— start Records shown —
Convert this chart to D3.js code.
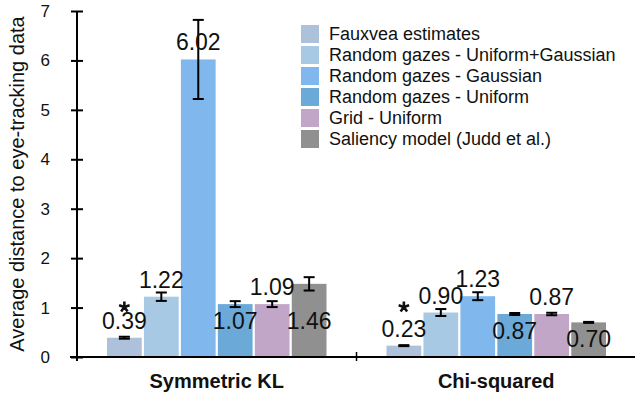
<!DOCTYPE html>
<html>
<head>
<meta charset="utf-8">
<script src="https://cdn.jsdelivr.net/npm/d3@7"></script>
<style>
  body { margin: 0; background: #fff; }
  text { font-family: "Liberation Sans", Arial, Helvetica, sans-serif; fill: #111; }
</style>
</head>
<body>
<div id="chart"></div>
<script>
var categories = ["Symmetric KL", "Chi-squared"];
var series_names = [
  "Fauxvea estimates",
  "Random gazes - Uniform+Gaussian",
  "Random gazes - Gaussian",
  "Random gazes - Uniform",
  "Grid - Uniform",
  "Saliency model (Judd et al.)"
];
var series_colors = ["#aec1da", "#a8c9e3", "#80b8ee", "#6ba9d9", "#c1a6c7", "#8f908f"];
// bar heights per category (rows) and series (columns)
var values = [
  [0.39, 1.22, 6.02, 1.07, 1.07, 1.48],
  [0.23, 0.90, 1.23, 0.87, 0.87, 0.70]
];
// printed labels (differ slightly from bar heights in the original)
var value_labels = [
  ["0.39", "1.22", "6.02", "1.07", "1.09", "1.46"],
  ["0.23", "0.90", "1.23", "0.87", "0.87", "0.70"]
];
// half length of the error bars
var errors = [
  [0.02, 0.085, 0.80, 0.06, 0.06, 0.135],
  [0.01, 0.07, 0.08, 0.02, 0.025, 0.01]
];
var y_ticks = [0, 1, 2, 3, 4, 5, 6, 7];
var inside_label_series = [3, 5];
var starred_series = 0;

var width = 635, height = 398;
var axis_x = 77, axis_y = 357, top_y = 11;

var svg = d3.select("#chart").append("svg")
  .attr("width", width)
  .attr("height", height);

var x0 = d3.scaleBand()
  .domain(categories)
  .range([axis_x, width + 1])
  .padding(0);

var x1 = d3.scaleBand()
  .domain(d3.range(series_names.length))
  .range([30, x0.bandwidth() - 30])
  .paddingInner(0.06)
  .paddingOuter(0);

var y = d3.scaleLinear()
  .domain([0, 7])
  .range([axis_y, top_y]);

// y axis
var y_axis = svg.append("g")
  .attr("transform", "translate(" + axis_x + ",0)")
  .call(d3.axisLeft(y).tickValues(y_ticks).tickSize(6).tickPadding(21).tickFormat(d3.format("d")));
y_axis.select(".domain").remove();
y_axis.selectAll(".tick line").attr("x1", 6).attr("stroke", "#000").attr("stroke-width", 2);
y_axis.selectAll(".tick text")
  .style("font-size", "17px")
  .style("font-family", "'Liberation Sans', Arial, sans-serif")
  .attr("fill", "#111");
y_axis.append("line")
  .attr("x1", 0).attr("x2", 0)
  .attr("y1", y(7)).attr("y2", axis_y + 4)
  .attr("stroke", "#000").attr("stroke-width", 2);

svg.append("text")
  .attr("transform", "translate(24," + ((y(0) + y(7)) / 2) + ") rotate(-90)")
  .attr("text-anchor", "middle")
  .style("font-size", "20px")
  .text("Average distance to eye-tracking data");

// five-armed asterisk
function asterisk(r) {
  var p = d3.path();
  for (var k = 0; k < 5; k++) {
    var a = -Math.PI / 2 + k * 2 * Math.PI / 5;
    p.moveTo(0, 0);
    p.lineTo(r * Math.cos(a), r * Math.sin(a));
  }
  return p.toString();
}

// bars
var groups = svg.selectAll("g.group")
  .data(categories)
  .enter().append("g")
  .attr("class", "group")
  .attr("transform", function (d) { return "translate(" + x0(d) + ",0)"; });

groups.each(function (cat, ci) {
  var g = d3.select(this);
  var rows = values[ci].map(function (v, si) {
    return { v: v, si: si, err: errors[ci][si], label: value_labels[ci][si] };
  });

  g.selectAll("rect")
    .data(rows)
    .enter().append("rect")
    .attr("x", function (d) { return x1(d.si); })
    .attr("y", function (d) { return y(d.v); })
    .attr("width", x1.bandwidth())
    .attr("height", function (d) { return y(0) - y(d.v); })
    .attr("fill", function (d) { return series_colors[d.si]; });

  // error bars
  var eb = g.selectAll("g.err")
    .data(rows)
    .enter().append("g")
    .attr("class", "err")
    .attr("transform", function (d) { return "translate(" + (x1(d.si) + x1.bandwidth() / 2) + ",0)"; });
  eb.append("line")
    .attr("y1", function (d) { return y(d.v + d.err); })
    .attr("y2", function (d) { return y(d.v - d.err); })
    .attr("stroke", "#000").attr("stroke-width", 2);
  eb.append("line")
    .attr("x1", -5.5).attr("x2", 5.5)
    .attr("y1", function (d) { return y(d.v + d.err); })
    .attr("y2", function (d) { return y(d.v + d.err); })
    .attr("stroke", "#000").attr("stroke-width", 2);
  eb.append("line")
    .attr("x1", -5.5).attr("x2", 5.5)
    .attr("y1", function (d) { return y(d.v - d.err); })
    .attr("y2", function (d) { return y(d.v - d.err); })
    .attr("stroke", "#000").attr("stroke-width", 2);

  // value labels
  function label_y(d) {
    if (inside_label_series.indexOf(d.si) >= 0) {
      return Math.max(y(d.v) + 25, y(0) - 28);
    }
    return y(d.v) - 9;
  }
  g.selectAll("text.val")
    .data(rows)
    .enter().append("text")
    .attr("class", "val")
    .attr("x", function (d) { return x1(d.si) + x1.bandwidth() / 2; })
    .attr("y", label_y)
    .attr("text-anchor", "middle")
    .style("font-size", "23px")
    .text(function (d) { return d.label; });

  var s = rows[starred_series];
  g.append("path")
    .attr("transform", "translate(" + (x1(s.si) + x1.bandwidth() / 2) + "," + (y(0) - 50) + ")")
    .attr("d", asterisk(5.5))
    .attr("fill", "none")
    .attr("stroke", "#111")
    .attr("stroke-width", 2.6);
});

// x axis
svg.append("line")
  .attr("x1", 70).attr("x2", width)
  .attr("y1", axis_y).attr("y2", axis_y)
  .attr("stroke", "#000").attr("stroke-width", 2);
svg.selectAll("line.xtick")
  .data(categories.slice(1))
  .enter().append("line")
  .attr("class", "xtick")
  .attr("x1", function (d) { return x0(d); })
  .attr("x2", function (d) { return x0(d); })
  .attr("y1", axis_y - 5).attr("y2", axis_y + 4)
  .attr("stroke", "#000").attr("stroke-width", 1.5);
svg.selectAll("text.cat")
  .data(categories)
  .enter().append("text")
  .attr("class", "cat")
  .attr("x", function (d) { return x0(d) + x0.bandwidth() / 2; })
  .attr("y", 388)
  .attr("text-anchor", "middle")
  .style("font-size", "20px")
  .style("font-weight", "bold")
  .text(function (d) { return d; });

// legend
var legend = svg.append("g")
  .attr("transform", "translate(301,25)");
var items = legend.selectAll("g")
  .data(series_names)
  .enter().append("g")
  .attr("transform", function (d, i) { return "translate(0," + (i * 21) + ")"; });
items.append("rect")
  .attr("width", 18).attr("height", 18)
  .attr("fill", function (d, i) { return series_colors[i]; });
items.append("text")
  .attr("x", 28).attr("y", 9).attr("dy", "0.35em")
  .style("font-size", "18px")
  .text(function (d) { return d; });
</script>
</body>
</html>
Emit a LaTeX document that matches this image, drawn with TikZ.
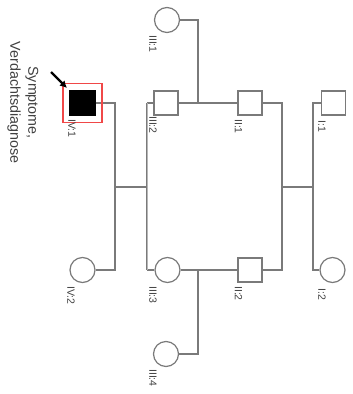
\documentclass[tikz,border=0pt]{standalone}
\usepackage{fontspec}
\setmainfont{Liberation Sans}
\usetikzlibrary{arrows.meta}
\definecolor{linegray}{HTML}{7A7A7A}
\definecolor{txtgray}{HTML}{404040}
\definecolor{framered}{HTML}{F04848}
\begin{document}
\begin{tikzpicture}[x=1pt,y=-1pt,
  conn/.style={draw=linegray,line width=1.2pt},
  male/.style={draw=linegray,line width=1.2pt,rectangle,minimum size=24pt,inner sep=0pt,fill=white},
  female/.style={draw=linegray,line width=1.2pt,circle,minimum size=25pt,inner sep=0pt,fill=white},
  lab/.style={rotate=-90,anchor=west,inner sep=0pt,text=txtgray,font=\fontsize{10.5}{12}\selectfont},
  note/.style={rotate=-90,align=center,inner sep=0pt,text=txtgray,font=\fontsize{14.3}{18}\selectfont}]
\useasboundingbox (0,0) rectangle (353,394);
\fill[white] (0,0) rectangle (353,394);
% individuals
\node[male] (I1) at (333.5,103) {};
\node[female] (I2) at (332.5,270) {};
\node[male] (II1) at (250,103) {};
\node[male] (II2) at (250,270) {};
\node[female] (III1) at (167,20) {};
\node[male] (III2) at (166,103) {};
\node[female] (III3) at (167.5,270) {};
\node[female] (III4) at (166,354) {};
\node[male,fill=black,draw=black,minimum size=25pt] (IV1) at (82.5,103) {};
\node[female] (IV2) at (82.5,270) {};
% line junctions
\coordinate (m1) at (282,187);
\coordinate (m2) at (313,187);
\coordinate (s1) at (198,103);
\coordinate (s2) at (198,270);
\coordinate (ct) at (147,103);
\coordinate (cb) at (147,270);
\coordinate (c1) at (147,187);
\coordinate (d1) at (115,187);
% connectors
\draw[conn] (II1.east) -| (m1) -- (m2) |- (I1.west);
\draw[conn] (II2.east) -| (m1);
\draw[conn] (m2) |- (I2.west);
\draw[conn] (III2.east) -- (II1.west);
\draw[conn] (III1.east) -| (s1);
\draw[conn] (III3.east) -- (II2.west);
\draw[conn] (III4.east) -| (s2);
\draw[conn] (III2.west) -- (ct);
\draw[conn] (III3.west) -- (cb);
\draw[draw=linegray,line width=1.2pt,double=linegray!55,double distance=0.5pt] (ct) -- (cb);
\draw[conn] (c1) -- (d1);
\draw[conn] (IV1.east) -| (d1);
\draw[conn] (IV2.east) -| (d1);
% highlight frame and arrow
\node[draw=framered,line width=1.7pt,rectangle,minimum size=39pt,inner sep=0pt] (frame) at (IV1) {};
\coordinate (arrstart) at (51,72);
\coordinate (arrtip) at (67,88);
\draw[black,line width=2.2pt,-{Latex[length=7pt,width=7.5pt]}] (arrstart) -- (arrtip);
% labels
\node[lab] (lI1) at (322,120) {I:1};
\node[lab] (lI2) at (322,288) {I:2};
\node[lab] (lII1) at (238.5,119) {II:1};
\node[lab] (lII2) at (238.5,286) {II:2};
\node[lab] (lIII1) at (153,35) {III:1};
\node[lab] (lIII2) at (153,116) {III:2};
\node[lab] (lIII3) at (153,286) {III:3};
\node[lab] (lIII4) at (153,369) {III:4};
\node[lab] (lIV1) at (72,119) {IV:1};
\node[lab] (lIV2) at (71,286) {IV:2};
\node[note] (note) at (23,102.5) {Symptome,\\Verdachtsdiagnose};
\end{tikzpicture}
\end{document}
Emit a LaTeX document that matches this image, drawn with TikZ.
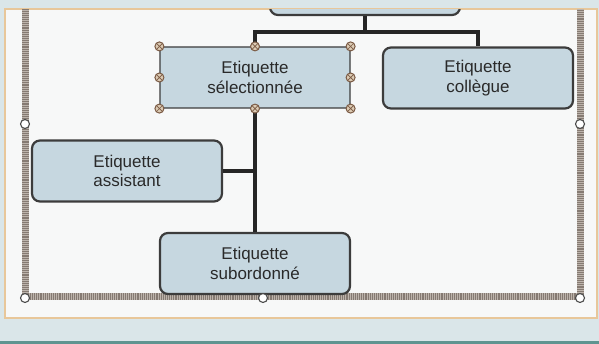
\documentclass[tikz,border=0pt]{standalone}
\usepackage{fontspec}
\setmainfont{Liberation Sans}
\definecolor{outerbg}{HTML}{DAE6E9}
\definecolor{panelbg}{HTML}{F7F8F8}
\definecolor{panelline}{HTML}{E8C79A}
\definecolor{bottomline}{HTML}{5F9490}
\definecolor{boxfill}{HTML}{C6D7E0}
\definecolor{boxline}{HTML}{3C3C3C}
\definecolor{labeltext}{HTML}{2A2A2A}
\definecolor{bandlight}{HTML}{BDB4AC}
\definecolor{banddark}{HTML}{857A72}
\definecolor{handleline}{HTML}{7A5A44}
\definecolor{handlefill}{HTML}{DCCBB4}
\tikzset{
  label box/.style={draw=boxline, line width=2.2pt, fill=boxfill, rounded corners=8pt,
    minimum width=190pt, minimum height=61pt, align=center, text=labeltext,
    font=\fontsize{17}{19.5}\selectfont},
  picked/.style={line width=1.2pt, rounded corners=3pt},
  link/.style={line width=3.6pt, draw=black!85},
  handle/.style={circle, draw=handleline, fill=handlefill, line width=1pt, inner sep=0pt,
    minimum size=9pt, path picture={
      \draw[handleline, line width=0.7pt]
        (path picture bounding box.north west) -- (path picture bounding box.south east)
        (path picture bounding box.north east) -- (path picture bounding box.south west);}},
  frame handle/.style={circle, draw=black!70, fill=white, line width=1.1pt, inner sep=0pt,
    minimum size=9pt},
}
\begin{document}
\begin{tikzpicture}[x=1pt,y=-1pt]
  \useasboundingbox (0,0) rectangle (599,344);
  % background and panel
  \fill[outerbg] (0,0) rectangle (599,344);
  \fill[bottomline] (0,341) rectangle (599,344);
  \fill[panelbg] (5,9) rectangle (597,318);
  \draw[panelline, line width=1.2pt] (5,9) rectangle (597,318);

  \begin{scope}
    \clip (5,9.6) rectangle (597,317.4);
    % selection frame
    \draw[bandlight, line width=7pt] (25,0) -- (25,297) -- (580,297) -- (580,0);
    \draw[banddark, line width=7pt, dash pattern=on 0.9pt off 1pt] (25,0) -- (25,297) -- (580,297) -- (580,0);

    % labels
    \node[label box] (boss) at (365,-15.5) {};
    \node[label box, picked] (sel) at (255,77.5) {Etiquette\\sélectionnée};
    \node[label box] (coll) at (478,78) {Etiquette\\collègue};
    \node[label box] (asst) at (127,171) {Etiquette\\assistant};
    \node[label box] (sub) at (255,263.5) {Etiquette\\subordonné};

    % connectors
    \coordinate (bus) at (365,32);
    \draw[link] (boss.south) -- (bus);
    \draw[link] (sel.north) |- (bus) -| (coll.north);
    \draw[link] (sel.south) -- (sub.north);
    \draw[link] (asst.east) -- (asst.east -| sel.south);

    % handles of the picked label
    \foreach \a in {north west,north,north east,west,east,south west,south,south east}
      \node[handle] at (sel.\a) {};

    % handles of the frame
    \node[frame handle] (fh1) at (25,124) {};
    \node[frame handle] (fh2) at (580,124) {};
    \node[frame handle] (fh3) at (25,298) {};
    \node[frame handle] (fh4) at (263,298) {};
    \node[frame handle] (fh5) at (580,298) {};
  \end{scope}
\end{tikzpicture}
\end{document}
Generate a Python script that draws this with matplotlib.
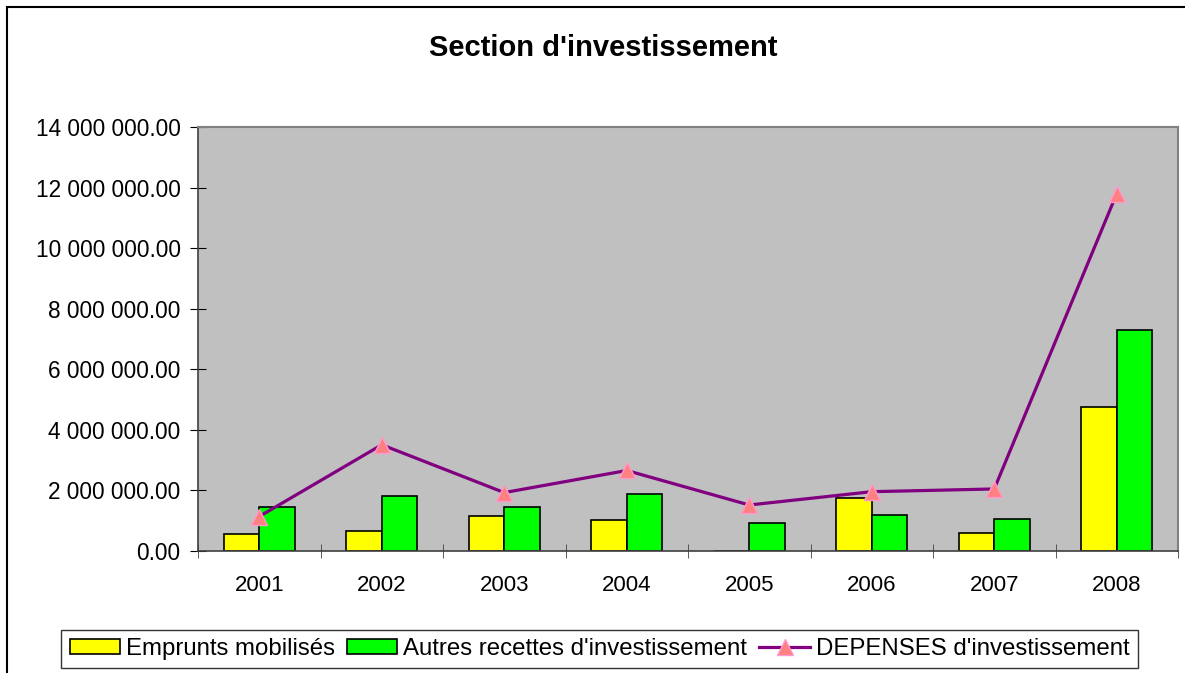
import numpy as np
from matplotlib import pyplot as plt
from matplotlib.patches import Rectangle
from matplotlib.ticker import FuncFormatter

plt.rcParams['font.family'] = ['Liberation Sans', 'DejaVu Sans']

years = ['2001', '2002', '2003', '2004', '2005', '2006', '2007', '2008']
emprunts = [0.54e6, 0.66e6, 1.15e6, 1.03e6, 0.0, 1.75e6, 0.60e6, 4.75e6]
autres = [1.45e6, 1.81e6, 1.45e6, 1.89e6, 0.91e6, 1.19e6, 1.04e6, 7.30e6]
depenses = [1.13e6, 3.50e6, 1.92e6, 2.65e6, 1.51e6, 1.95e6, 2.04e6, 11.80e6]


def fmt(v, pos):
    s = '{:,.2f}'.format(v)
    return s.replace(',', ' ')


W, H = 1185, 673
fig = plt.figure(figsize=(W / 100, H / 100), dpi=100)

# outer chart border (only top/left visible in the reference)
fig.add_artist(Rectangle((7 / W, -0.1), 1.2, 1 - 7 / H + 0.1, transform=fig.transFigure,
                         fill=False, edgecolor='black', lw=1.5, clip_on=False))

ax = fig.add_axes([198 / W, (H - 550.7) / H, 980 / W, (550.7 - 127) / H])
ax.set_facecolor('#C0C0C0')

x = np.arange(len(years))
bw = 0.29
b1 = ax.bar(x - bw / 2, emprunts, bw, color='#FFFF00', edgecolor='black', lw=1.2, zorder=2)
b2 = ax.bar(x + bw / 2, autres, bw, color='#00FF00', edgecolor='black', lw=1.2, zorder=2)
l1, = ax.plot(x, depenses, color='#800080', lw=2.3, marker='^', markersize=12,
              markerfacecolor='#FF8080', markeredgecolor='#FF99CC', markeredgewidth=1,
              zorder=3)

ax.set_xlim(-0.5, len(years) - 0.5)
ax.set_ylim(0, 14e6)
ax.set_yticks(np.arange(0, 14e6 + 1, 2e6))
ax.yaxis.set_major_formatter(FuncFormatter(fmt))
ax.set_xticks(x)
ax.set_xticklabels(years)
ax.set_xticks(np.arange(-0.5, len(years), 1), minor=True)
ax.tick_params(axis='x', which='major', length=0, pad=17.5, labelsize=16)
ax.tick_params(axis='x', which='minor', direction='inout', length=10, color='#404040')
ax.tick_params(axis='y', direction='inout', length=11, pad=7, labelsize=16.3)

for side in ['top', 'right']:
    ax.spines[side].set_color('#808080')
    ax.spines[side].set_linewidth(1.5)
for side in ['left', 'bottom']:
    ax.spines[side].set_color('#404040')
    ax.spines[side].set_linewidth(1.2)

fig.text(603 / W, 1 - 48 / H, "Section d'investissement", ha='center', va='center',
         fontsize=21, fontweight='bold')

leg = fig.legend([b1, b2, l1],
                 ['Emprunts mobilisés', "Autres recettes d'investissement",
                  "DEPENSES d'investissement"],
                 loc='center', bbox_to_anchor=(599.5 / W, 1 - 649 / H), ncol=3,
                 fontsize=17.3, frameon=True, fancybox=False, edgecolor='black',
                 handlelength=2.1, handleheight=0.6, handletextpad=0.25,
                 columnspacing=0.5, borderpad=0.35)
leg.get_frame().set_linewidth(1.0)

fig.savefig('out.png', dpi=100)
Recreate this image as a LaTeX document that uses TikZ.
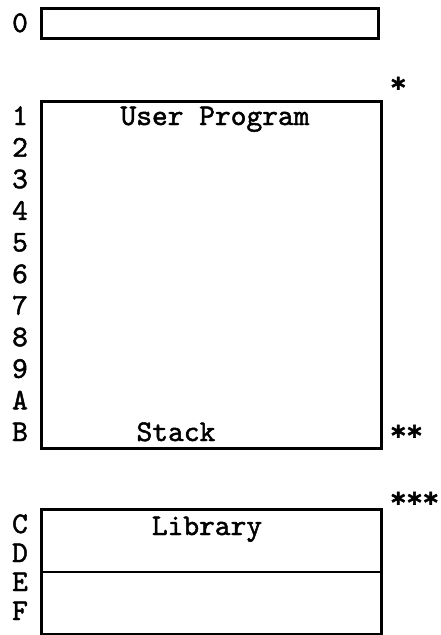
— end Records shown —
= What you need to do =
In the material above, find each line that contains the word "this", and select it.

= Correct output =
Convert this chart to D3.js code.
  var g = d3.select(this);
Emit a LaTeX document that matches this image, drawn with TikZ.
Emit a LaTeX document that matches this image, drawn with TikZ.
Generate a Python script that draws this with matplotlib.
Recreate this image as a LaTeX document that uses TikZ.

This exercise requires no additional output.